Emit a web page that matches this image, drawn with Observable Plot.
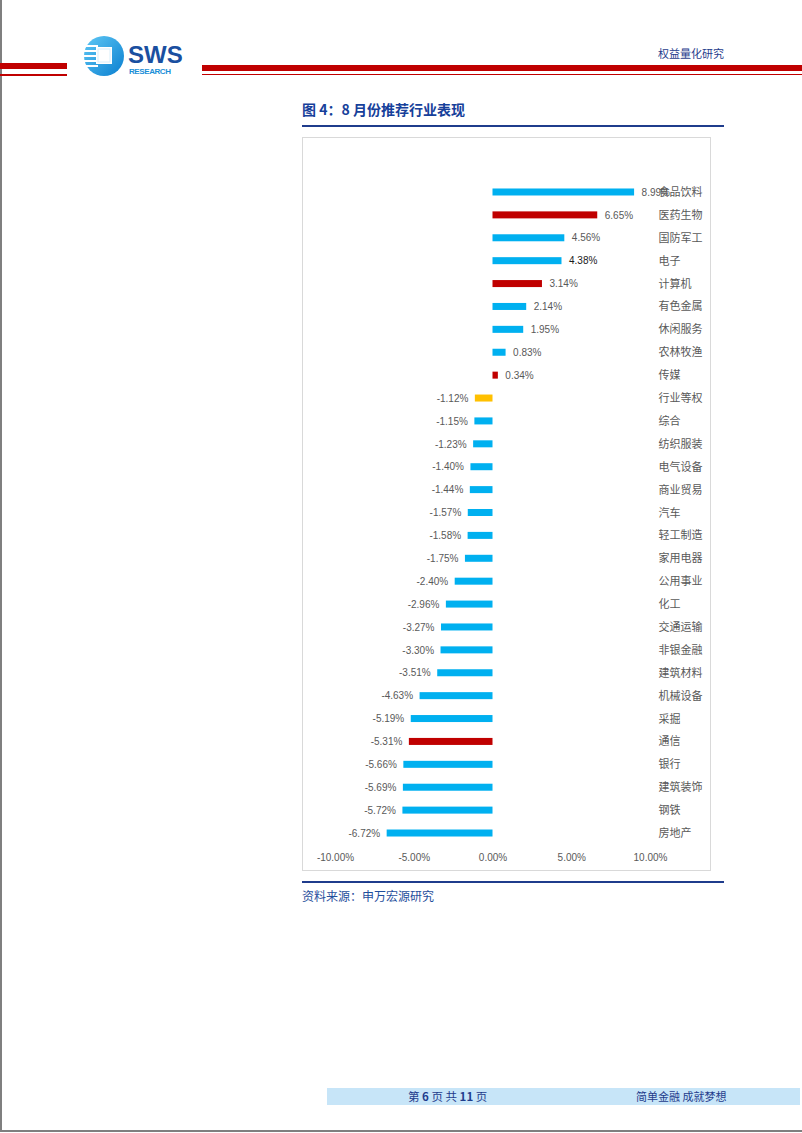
<!DOCTYPE html>
<html>
<head>
<meta charset="utf-8">
<script src="https://cdn.jsdelivr.net/npm/d3@7"></script>
<script src="https://cdn.jsdelivr.net/npm/@observablehq/plot@0.6"></script>
<style>
  html, body { margin: 0; padding: 0; background: #fff; }
  body { width: 802px; height: 1133px; position: relative; overflow: hidden;
         font-family: "Liberation Sans", "Noto Sans CJK SC", sans-serif; }
  .abs { position: absolute; }
  .red { position: absolute; background: #C00000; }
  .blue { color: #1F3C8C; }
</style>
</head>
<body>
<!-- page border -->
<div class="abs" style="left:0;top:0;width:800px;height:1130px;border-left:2px solid #7f7f7f;border-right:2px solid #7f7f7f;border-bottom:2px solid #7f7f7f;"></div>

<!-- header red lines -->
<div class="red" style="left:0;top:63px;width:67px;height:6px;"></div>
<div class="red" style="left:0;top:74px;width:67px;height:1.5px;"></div>
<div class="red" style="left:202px;top:65px;width:600px;height:6px;"></div>
<div class="red" style="left:202px;top:73.5px;width:600px;height:1.5px;"></div>

<!-- logo -->
<svg class="abs" style="left:82px;top:34px;" width="110" height="46" viewBox="0 0 110 46">
  <defs>
    <linearGradient id="lg" x1="0" y1="0" x2="1" y2="1">
      <stop offset="0" stop-color="#5fc8f5"/>
      <stop offset="1" stop-color="#0a7fd0"/>
    </linearGradient>
  </defs>
  <circle cx="22" cy="22" r="20" fill="url(#lg)"/>
  <g fill="#fff">
    <rect x="2" y="11" width="14" height="2"/>
    <rect x="1" y="16" width="15" height="2"/>
    <rect x="1" y="21" width="15" height="2"/>
    <rect x="1" y="26" width="15" height="2"/>
    <rect x="2" y="31" width="14" height="2"/>
    <rect x="14" y="13" width="16" height="17"/>
  </g>
  <rect x="16" y="15" width="12" height="13" fill="#fff" stroke="#d8eefb" stroke-width="1"/>
  <text x="46" y="29" font-family="Liberation Sans, sans-serif" font-weight="bold" font-size="24" fill="#1a4fa0">SWS</text>
  <text x="47" y="40" font-family="Liberation Sans, sans-serif" font-weight="bold" font-size="8" fill="#1a8fd8" textLength="42">RESEARCH</text>
</svg>

<div class="abs blue" style="left:658px;top:45px;font-size:11px;font-family:'Noto Sans CJK SC',sans-serif;">权益量化研究</div>

<!-- title -->
<div class="abs blue" style="left:302px;top:99px;font-size:14px;font-weight:bold;font-family:'Noto Sans CJK SC',sans-serif;color:#16409a;">图 4：8 月份推荐行业表现</div>
<div class="abs" style="left:302px;top:125px;width:422px;height:2px;background:#1F3C8C;"></div>

<!-- chart box -->
<div class="abs" style="left:302px;top:137px;width:407px;height:732px;border:1px solid #d9d9d9;"></div>
<div id="chart" class="abs" style="left:302px;top:137px;"></div>

<!-- source -->
<div class="abs" style="left:302px;top:881px;width:422px;height:2px;background:#1F3C8C;"></div>
<div class="abs blue" style="left:302px;top:887px;font-size:12px;font-family:'Noto Sans CJK SC',sans-serif;color:#1F4E9C;">资料来源：申万宏源研究</div>

<!-- footer -->
<div class="abs" style="left:327px;top:1088px;width:473px;height:17px;background:#C7E5F8;"></div>
<div class="abs blue" style="left:408px;top:1088px;font-size:11.5px;line-height:17px;font-family:'Noto Sans CJK SC',sans-serif;">第 <b>6</b> 页 共 <b>11</b> 页</div>
<div class="abs blue" style="left:636px;top:1088px;font-size:11px;line-height:17px;font-family:'Noto Sans CJK SC',sans-serif;">简单金融 成就梦想</div>

<script>
const industries = ["食品饮料","医药生物","国防军工","电子","计算机","有色金属","休闲服务","农林牧渔","传媒","行业等权","综合","纺织服装","电气设备","商业贸易","汽车","轻工制造","家用电器","公用事业","化工","交通运输","非银金融","建筑材料","机械设备","采掘","通信","银行","建筑装饰","钢铁","房地产"];
const returns = [8.99,6.65,4.56,4.38,3.14,2.14,1.95,0.83,0.34,-1.12,-1.15,-1.23,-1.40,-1.44,-1.57,-1.58,-1.75,-2.40,-2.96,-3.27,-3.30,-3.51,-4.63,-5.19,-5.31,-5.66,-5.69,-5.72,-6.72];
const recommended = ["医药生物","计算机","传媒","通信"];
const benchmark = ["行业等权"];
const xTicks = [-10,-5,0,5,10];

const groupOf = n => recommended.includes(n) ? "推荐" : benchmark.includes(n) ? "等权" : "其他";
const data = industries.map((name, i) => ({name, value: returns[i], group: groupOf(name)}));
const pct = v => v.toFixed(2) + "%";

const chart = Plot.plot({
  width: 408,
  height: 733,
  marginLeft: 33,
  marginRight: 60,
  marginTop: 35.6,
  marginBottom: 17.6,
  style: {fontFamily: "'Liberation Sans','Noto Sans CJK SC',sans-serif", background: "transparent", color: "#595959"},
  x: {domain: [-10, 10], axis: null},
  y: {domain: industries, padding: 0.694, round: false, axis: null},
  color: {domain: ["其他","推荐","等权"], range: ["#00B0F0","#C00000","#FFC000"]},
  marks: [
    Plot.ruleX([0], {stroke: "#d9d9d9", y1: industries[0], y2: industries[industries.length-1], insetTop: -12, insetBottom: -15}),
    Plot.barX(data, {x: "value", y: "name", fill: "group"}),
    Plot.text(data.filter(d => d.value >= 0), {x: "value", y: "name", text: d => pct(d.value), textAnchor: "start", dx: 7, fontSize: 10, fill: d => d.name === "电子" ? "#1a1a1a" : "#595959"}),
    Plot.text(data.filter(d => d.value < 0), {x: "value", y: "name", text: d => pct(d.value), textAnchor: "end", dx: -7, fontSize: 10, fill: "#595959"}),
    Plot.axisX({ticks: xTicks, tickFormat: pct, tickSize: 0, tickPadding: 1, fontSize: 10, anchor: "bottom", color: "#595959", label: null}),
    Plot.axisY({anchor: "right", tickSize: 0, tickPadding: 8, fontSize: 11, color: "#595959", fontFamily: "'Noto Sans CJK SC',sans-serif", label: null})
  ]
});
document.getElementById("chart").appendChild(chart);
</script>
</body>
</html>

-=-=-=-=-

TASK TO COMPLETE — Tell how many lines in the material above include the word "page", giving the number only.

SOLUTION BELOW — 2